Paris, le mardi 11 avril 2023 – Les médecins s’inquiètent de l’utilisation détournée de la Periactine, un antihistaminique utilisé par des jeunes femmes pour obtenir…de grosses fesses.
Il y a deux mois, médecins et pharmaciens avaient tiré la sonnette d’alarme sur l’utilisation détournée d’Ozempic, un médicament contre le diabète de type 2 promu comme remède anti-minceur sur les réseaux sociaux malgré ses effets secondaires potentiellement graves. Aujourd’hui, c’est presque la situation inverse qui survient, puisque plusieurs soignants s’inquiètent du mésusage grandissant de la Periactine, un antihistaminique qui est présenté par certains comme la solution la plus simple pour grossir rapidement et obtenir des formes généreuses.
Comme dans l’affaire de l’Ozempic, le coupable est tout trouvé : il s’agit du réseau social chinois Tik Tok, où les vidéos vantant les effets de la Periactine sont pléthores et cumulent des millions de vues. Dans ces vidéos, destinées essentiellement aux jeunes femmes d’origine africaine (une étude de 2016 a établi que 70 % de la Periactine consommée en République Démocratique du Congo était détournée), des influenceuses, dont certaines se présentent comme pharmacienne, expliquent avoir pris plus de 15 kg en quelques semaines en consommant ce médicament. L’objectif affiché est celui d’obtenir un fessier imposant, afin de pouvoir ressembler à certains mannequins ou influenceuses et notamment à la starlette américaine Kim Kardashian, connue pour ses formes généreuses.
La Periactine, un antihistaminique qui n’est pas sans danger
Nom commercial de la cyproheptadine, la Periactine est commercialisée par le laboratoire italien Teofarma depuis 1974. Il s’agit d’un antihistaminique à prescription facultative, recommandé dans le traitement symptomatique des manifestations allergiques telles que la rhinite, la conjonctivité ou l’urticaire. Mais la cyproheptadine possède également des effets orexigènes bien connus qui induisent la faim. Elle a d’ailleurs été utilisée pendant plusieurs décennies pour augmenter l’appétit des personnes malades, avant que cette indication soit retirée en 1994. C’est évidemment cet effet orexigène qui est recherché par les personnes qui font un usage détourné de la Periactine, dans l’espoir de devenir callipyge.

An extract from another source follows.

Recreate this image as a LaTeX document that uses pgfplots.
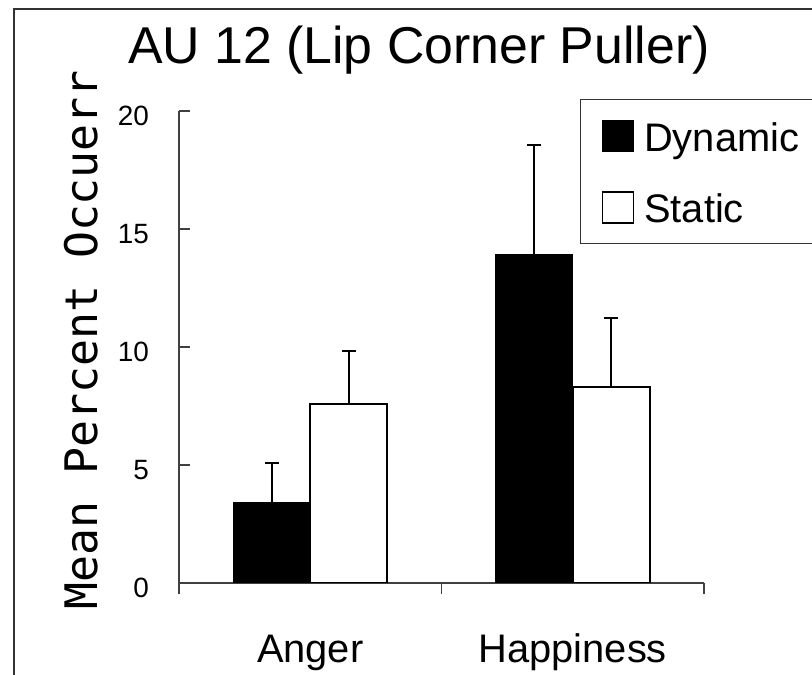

Mais comme le rappelle la Société française de pharmacologie et de thérapeutique (SFPT) dans un communiqué publié le 28 mars dernier, la cyproheptadine possède également des « propriétés sédatives, atropiniques, adrénolytiques et antisérotonigergiques, effets le plus souvent méconnus par les patients utilisateurs ». Ces effets indésirables exposent les personnes qui font un mésusage de cyproheptadine à des risques de « somnolence, baisse de la vigilance, vertiges, hallucinations, anxiété, atteintes hépatiques, rétention urinaire et survenue de troubles du rythme cardiaque ». « Des cas d’anémie et d’agranulocytose ont aussi été rapportés » indique également la SFPT, qui rapporte que ces graves de mésusage continuent à être signalés dans les centres régionaux de pharmacovigilance (CRPV) malgré les messages de santé publique qui se multiplient.
Vers l’interdiction de la Periactine ?
Jugeant que la cyprohpetadine, qui peut être remplacée par d’autres antihistaminiques, « n’a plus sa place dans la stratégie thérapeutique », la SFPT estime que son rapport bénéfices-risques doit être « réévalué » et va même jusqu’à évoquer « le retrait de son autorisation de mise sur le marché ou au minimum son inscription sur une liste à prescription obligatoire ». Plus modestement, l’Agence nationale de sécurité du médicament (ANSM) appelle les médecins qui prescrivent de la Periactine à insister auprès de leurs patients sur les éventuelles effets secondaires en cas d’utilisation détournée de ce médicament et d’informer les autorités sanitaires de tout cas de mésusage dont ils ont connaissance.
Cette affaire illustre en tout cas une fois encore le potentiel danger pour la santé publique que représente la diffusion de fausses informations sur les réseaux sociaux et en particulier sur Tik Tok. Mais, magie de notre temps, ces mêmes réseaux sociaux permettent également de diffuser la bonne parole. Les vidéos informatives reprenant les codes des influenceurs et rappelant les dangers de la cyproheptadine se multiplient en effet ces dernières semaines sur Tik Tok.